Given material:
+++

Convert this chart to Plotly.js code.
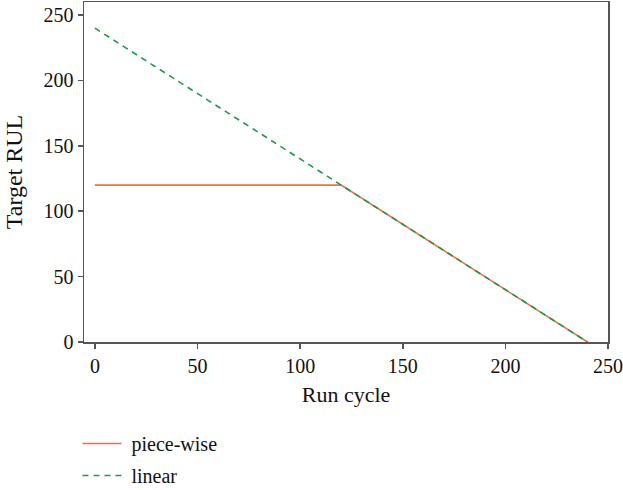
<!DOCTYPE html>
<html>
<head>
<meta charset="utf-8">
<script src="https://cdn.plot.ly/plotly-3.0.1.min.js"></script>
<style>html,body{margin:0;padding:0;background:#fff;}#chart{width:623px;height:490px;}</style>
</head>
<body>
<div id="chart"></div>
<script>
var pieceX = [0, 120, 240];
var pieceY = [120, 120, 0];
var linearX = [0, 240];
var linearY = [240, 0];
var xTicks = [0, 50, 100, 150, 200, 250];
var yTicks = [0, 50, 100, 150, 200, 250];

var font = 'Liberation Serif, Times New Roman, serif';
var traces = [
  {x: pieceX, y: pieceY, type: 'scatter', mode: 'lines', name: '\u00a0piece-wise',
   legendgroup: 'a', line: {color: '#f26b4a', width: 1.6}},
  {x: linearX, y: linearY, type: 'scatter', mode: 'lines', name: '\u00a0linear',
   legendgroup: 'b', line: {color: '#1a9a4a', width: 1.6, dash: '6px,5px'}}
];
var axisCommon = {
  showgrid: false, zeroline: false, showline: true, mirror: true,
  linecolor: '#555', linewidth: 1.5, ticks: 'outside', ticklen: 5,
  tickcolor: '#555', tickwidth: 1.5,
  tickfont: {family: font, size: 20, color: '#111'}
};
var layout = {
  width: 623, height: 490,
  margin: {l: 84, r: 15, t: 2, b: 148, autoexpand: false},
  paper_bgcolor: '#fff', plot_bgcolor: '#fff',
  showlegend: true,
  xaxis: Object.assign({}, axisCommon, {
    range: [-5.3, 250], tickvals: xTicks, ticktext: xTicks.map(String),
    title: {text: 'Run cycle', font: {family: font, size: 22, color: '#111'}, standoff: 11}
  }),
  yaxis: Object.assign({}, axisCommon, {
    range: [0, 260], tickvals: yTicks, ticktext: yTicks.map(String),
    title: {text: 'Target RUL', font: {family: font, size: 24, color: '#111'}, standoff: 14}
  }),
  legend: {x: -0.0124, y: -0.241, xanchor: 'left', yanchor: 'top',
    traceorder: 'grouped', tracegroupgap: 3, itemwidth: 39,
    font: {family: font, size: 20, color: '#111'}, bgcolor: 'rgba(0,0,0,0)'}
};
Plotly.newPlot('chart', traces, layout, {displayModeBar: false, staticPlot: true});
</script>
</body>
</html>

+++

Stated task: Your task is to restate word for word the lines from the top of the data to the line containing "var yTicks = [0, 50, 100, 150, 200, 250];", both ends included, with every picture left out.

The reply:
Convert this chart to Plotly.js code.
<!DOCTYPE html>
<html>
<head>
<meta charset="utf-8">
<script src="https://cdn.plot.ly/plotly-3.0.1.min.js"></script>
<style>html,body{margin:0;padding:0;background:#fff;}#chart{width:623px;height:490px;}</style>
</head>
<body>
<div id="chart"></div>
<script>
var pieceX = [0, 120, 240];
var pieceY = [120, 120, 0];
var linearX = [0, 240];
var linearY = [240, 0];
var xTicks = [0, 50, 100, 150, 200, 250];
var yTicks = [0, 50, 100, 150, 200, 250];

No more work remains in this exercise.